If you’re reading this on January 10, you’re not too late for many January/February activations—but you need a tight plan.

Days 1–2: Pick the right event and goal

Decide your primary KPI:

  • Leads captured (target number)
  • On-site sales
  • Bookings made
  • Content created (UGC volume)

Pick one primary KPI. Two max.

Days 3–5: Design the hero moment + offer

  • One interaction
  • One exclusive item/offer
  • One photo moment

Write your one-sentence pitch. If you can’t, simplify.

Days 6–9: Build your capture + follow-up

  • QR form
  • Auto message #1 (instant)
  • Auto message #2 (next day)

Prep a simple “staff script” so everyone asks for the opt-in consistently.

Days 10–12: Promote locally (even if the event is “guaranteed traffic”)

Post a short run of content:

  • “We’ll be at [event]” post
  • Behind-the-scenes setup
  • The exclusive item/offer
  • A reason to come at a specific time (“first 50 get…”)—only if you can honour it

Days 13–14: Run it, measure it, fix one thing on the fly

Track:

  • Interactions per hour
  • QR scans per hour
  • Cost per lead (total cost / leads)
  • Top questions people asked

If leads are low, it’s usually one of these:

  • The offer isn’t clear from a distance
  • The interaction takes too long
  • Staff aren’t asking for the scan
  • The QR landing page is slow or confusing

What M&M’s gets right (and what you should copy)

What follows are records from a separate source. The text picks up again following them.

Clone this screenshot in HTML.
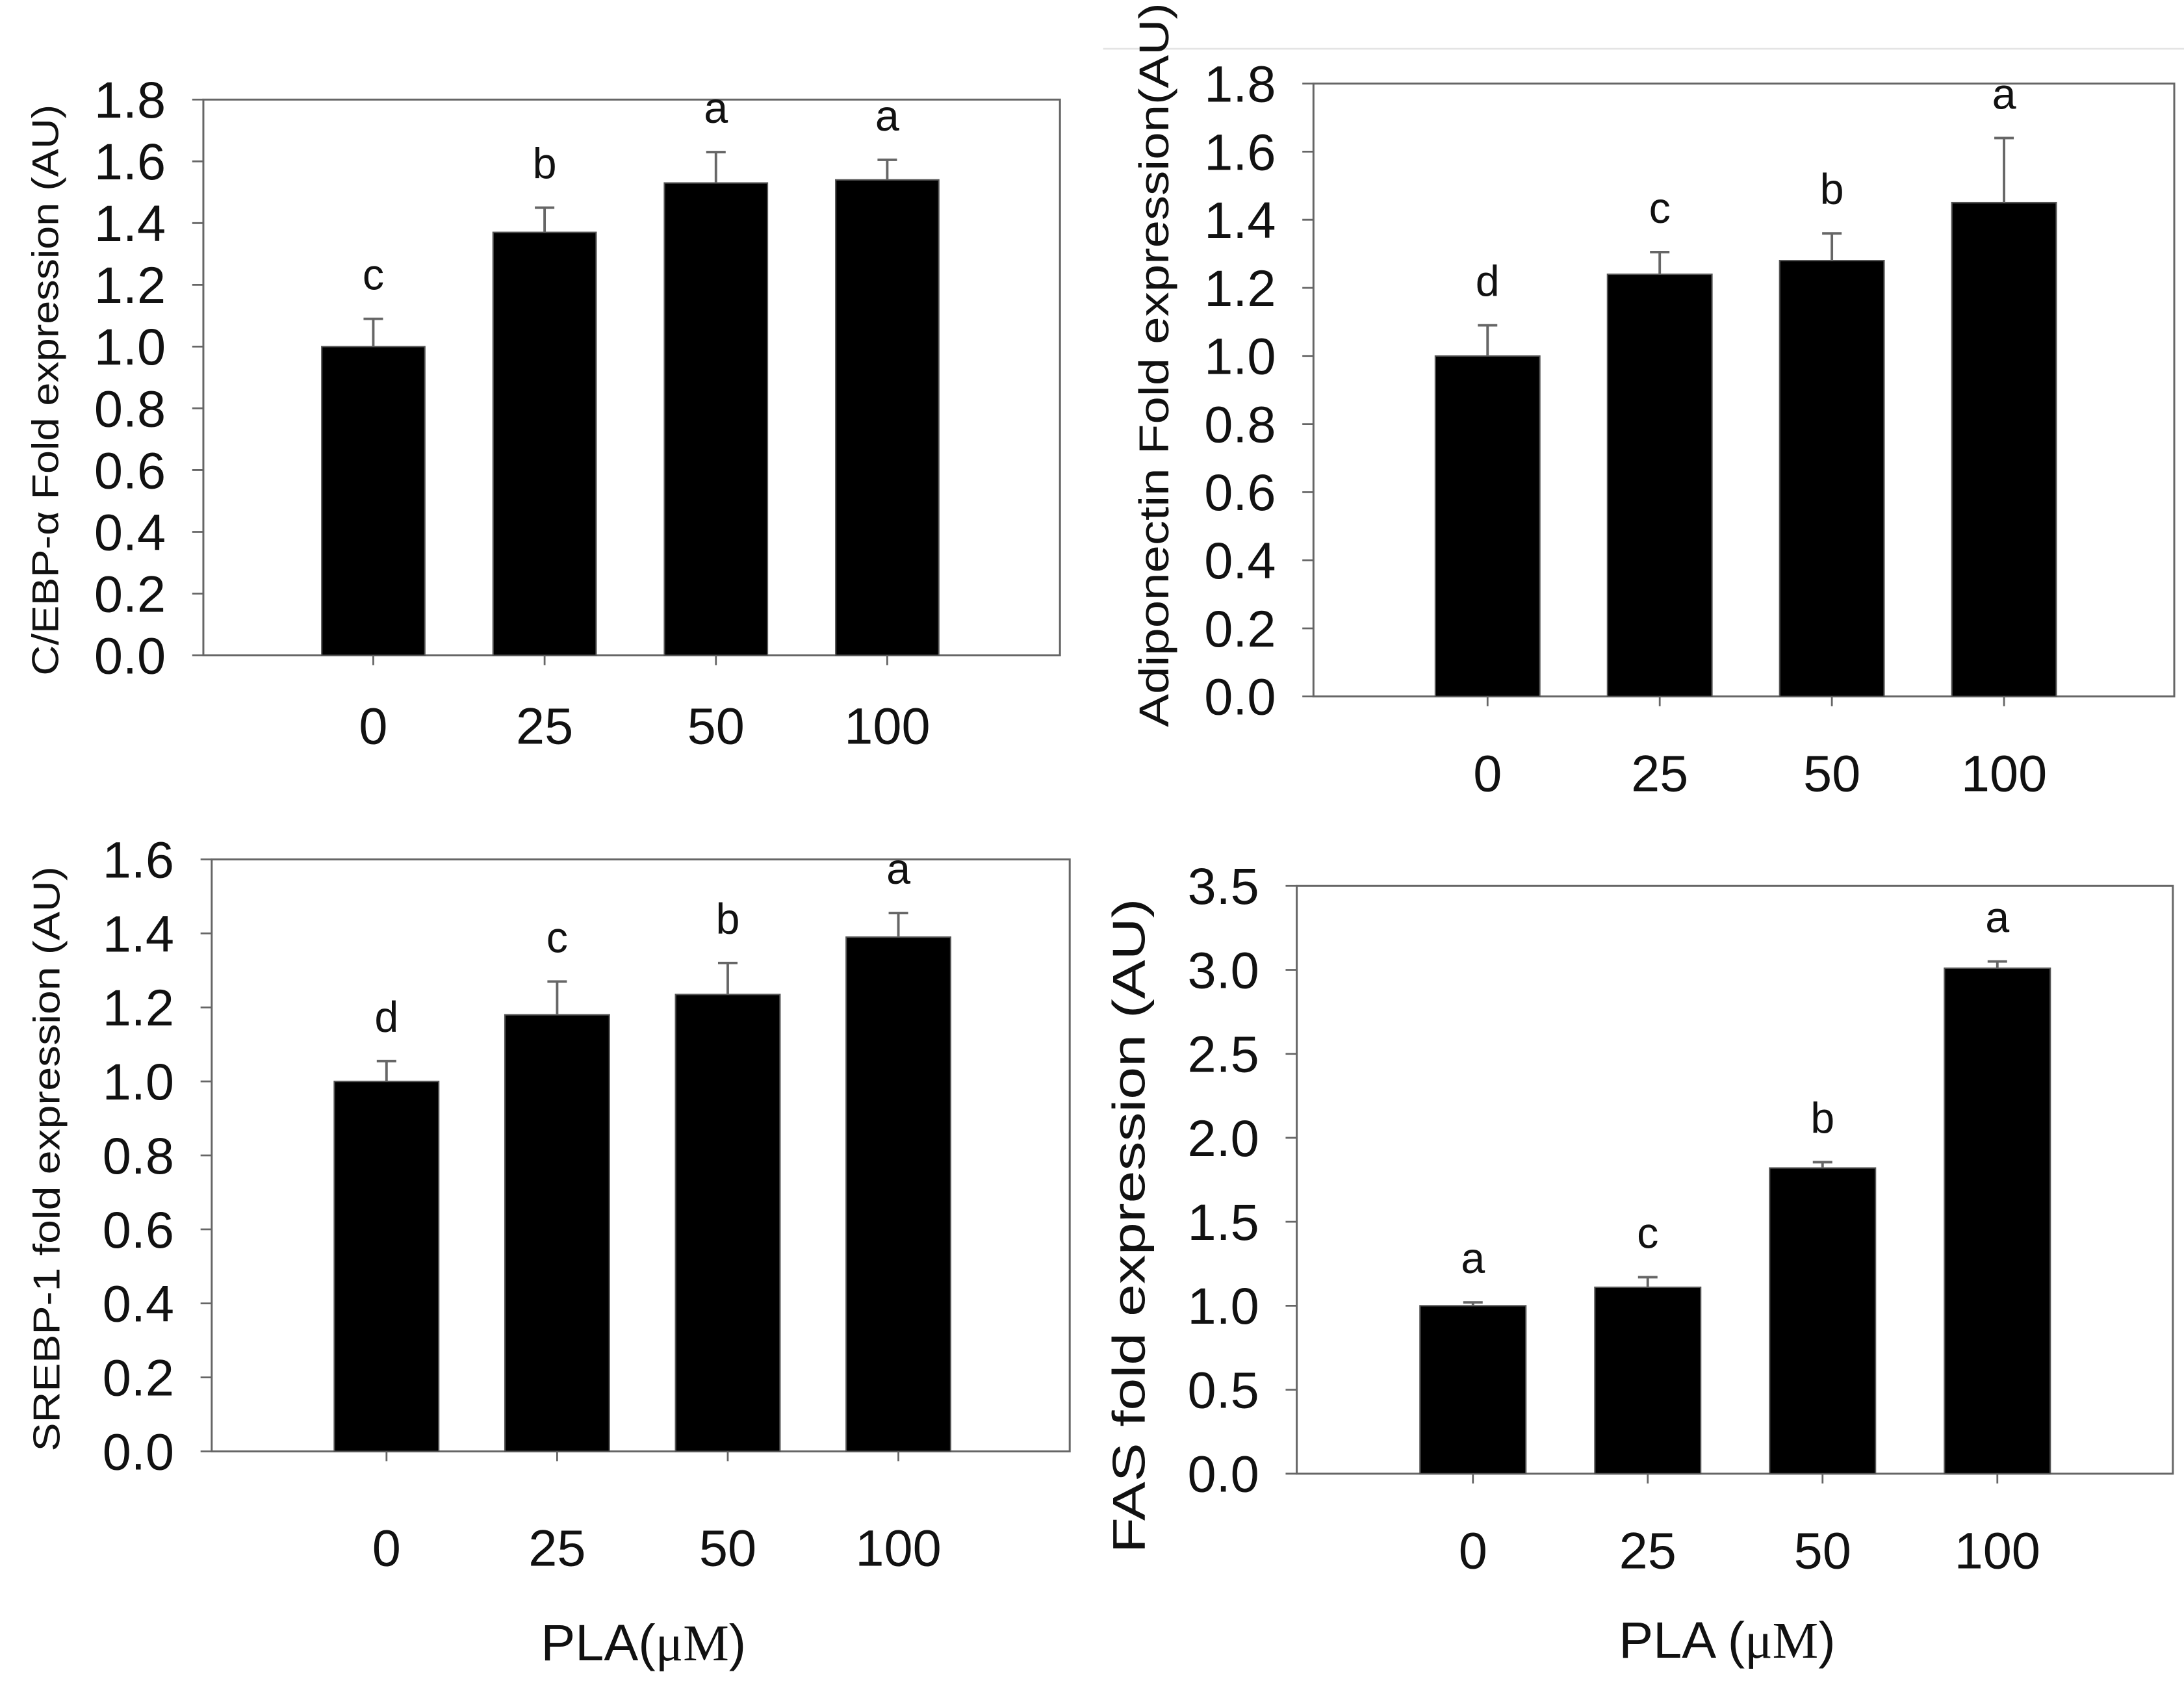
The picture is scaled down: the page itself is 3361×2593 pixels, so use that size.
<!DOCTYPE html>
<html><head><meta charset="utf-8"><style>
html,body{margin:0;padding:0;background:#fff;}
svg{display:block;}
text{font-family:"Liberation Sans",Arial,sans-serif;fill:#111;}
</style></head><body>
<svg id="fig" width="3361" height="2593" viewBox="0 0 1568 1209.7" xmlns="http://www.w3.org/2000/svg">
<rect x="0" y="0" width="1568" height="1209.7" fill="#fff"/>
<line x1="792" y1="35" x2="1568" y2="35" stroke="#e4e4e4" stroke-width="1.2"/>
</svg>
<script>
const categories = ["0","25","50","100"];
const cebpValues = [1.0, 1.37, 1.53, 1.54];
const cebpErrors = [0.09, 0.08, 0.10, 0.065];
const cebpLetters = ["c","b","a","a"];
const cebpTicks = ["0.0","0.2","0.4","0.6","0.8","1.0","1.2","1.4","1.6","1.8"];
const adipoValues = [1.0, 1.24, 1.28, 1.45];
const adipoErrors = [0.09, 0.065, 0.08, 0.19];
const adipoLetters = ["d","c","b","a"];
const adipoTicks = ["0.0","0.2","0.4","0.6","0.8","1.0","1.2","1.4","1.6","1.8"];
const srebpValues = [1.0, 1.18, 1.235, 1.39];
const srebpErrors = [0.055, 0.09, 0.085, 0.065];
const srebpLetters = ["d","c","b","a"];
const srebpTicks = ["0.0","0.2","0.4","0.6","0.8","1.0","1.2","1.4","1.6"];
const fasValues = [1.0, 1.11, 1.82, 3.01];
const fasErrors = [0.02, 0.06, 0.035, 0.04];
const fasLetters = ["a","c","b","a"];
const fasTicks = ["0.0","0.5","1.0","1.5","2.0","2.5","3.0","3.5"];

const NS = "http://www.w3.org/2000/svg";
const svg = document.getElementById("fig");
function mk(tag, attrs, parent){
  const e = document.createElementNS(NS, tag);
  for (const k in attrs) e.setAttribute(k, attrs[k]);
  (parent||svg).appendChild(e);
  return e;
}

const panels = [
  {id:"cebp", values:cebpValues, errors:cebpErrors, letters:cebpLetters, ticks:cebpTicks, ymax:1.8,
   left:146, right:761, top:71.5, bottom:470.5, barW:74, firstX:268, step:123,
   tickLabelX:119, fs:37, catY:534, ytitle:"C/EBP-α Fold expression (AU)", ytx:32, yty:280, ytLen:410, ytfs:27},
  {id:"adiponectin", values:adipoValues, errors:adipoErrors, letters:adipoLetters, ticks:adipoTicks, ymax:1.8,
   left:943, right:1561, top:60, bottom:500, barW:75, firstX:1068, step:123.6,
   tickLabelX:916, fs:37, catY:568, ytitle:"Adiponectin Fold expression(AU)", ytx:828, yty:262, ytLen:520, ytfs:30},
  {id:"srebp", values:srebpValues, errors:srebpErrors, letters:srebpLetters, ticks:srebpTicks, ymax:1.6,
   left:152, right:768, top:617, bottom:1042, barW:75, firstX:277.5, step:122.5,
   tickLabelX:125, fs:37, catY:1124, ytitle:"SREBP-1 fold expression (AU)", ytx:33, yty:832, ytLen:420, ytfs:27,
   xtitle:"PLA(", xtx:462, xty:1192},
  {id:"fas", values:fasValues, errors:fasErrors, letters:fasLetters, ticks:fasTicks, ymax:3.5,
   left:931, right:1560, top:636, bottom:1058, barW:76, firstX:1057.5, step:125.5,
   tickLabelX:904, fs:37, catY:1126, ytitle:"FAS fold expression (AU)", ytx:810, yty:880, ytLen:470, ytfs:33,
   xtitle:"PLA (", xtx:1240, xty:1190}
];

panels.forEach(p => {
  const g = mk("g", {});
  
  
  const ys = v => p.bottom - (v / p.ymax) * (p.bottom - p.top);
  const xs = i => p.firstX + i * p.step;
  const fr = mk("rect", {x:p.left, y:p.top, width:p.right-p.left, height:p.bottom-p.top, fill:"none", stroke:"#666", "stroke-width":1.4}, g);
  
  
  p.ticks.forEach(t => {
    const v = parseFloat(t);
    const y = ys(v);
    const tl = mk("line", {x1:p.left-8, y1:y, x2:p.left, y2:y, stroke:"#666", "stroke-width":1.3}, g);
    
    
    const tx = mk("text", {x:p.tickLabelX, y:y+13, "font-size":p.fs, "text-anchor":"end"}, g);
    tx.textContent = t;
    
    
  });
  p.values.forEach((v, i) => {
    const cx = xs(i);
    const yTop = ys(v);
    const b = mk("rect", {x:cx - p.barW/2, y:yTop, width:p.barW, height:p.bottom - yTop, fill:"#000", stroke:"#555", "stroke-width":1}, g);
    
    
    const ye = ys(v + p.errors[i]);
    const el = mk("path", {d:`M${cx},${yTop} V${ye} M${cx-7},${ye} H${cx+7}`, stroke:"#666", "stroke-width":1.8, fill:"none"}, g);
    
    
    const lt = mk("text", {x:cx, y:ye - 21, "font-size":31, "text-anchor":"middle"}, g);
    lt.textContent = p.letters[i];
    
    
    const xt = mk("line", {x1:cx, y1:p.bottom, x2:cx, y2:p.bottom+7, stroke:"#666", "stroke-width":1.3}, g);
    
    
    const cl = mk("text", {x:cx, y:p.catY, "font-size":p.fs, "text-anchor":"middle"}, g);
    cl.textContent = categories[i];
    
    
  });
  const yt = mk("text", {x:0, y:0, "font-size":p.ytfs, "text-anchor":"middle", textLength:p.ytLen, lengthAdjust:"spacingAndGlyphs",
    transform:`translate(${p.ytx + p.ytfs*0.36},${p.yty}) rotate(-90)`}, g);
  yt.textContent = p.ytitle;
  
  
  if (p.xtitle) {
    const xt = mk("text", {x:p.xtx, y:p.xty, "font-size":37, "text-anchor":"middle"}, g);
    
    
    const t1 = mk("tspan", {}, xt); t1.textContent = p.xtitle;
    const t2 = mk("tspan", {"font-family":"Liberation Serif, serif"}, xt); t2.textContent = "μM";
    const t3 = mk("tspan", {}, xt); t3.textContent = ")";
  }
});
</script>
</body></html>
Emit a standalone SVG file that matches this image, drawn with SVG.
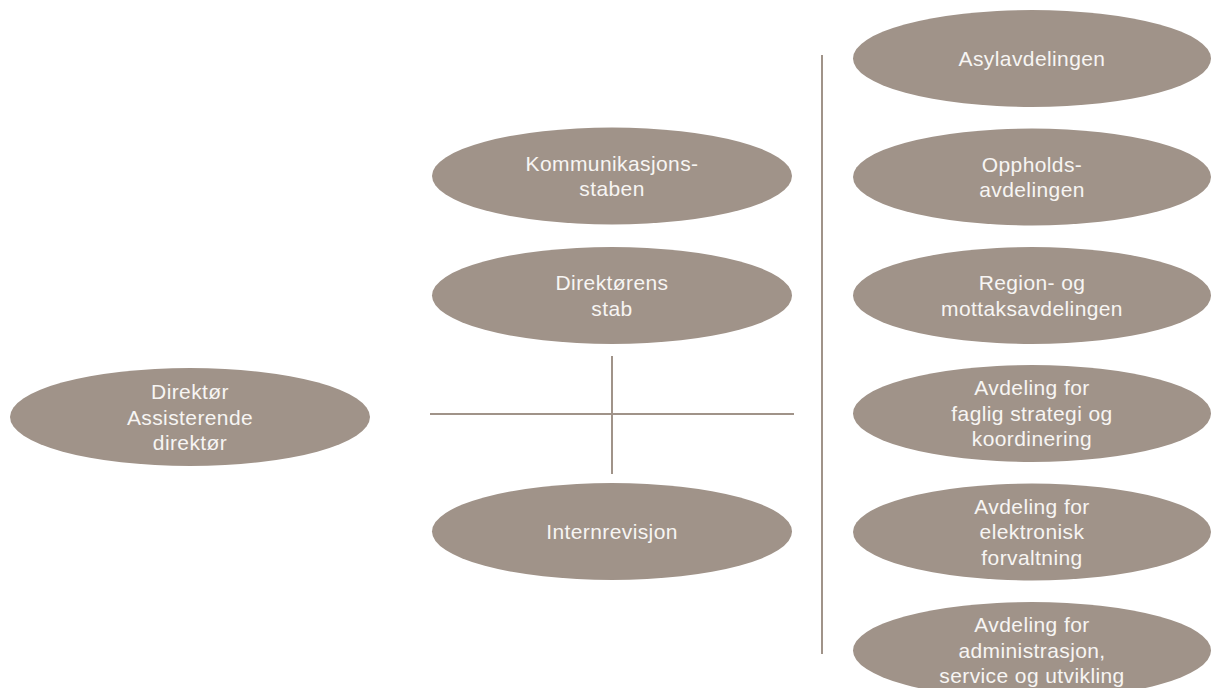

M&M’s pop-up at the Australian Open shows a pattern every effective experiential campaign shares:

  1. A distinctive visual anchor (the wall + exclusive colours)
  2. A “new” moment (first-time tasting on-site)
  3. Participation (games and interactivity)
  4. Shareability (photo opportunities and characters)
  5. Presence beyond the booth (wrapped tram and precinct integration)

You can copy all five, just at your scale.

If you’re building your 2026 calendar for Australian small business marketing, I’d argue this: plan at least two pop-up style activations this year. One to learn. One to execute properly with the lessons baked in.

The question to sit with is simple: If your ideal customer saw your pop-up from across the venue, would they instantly know what they get by stopping—or would they keep walking?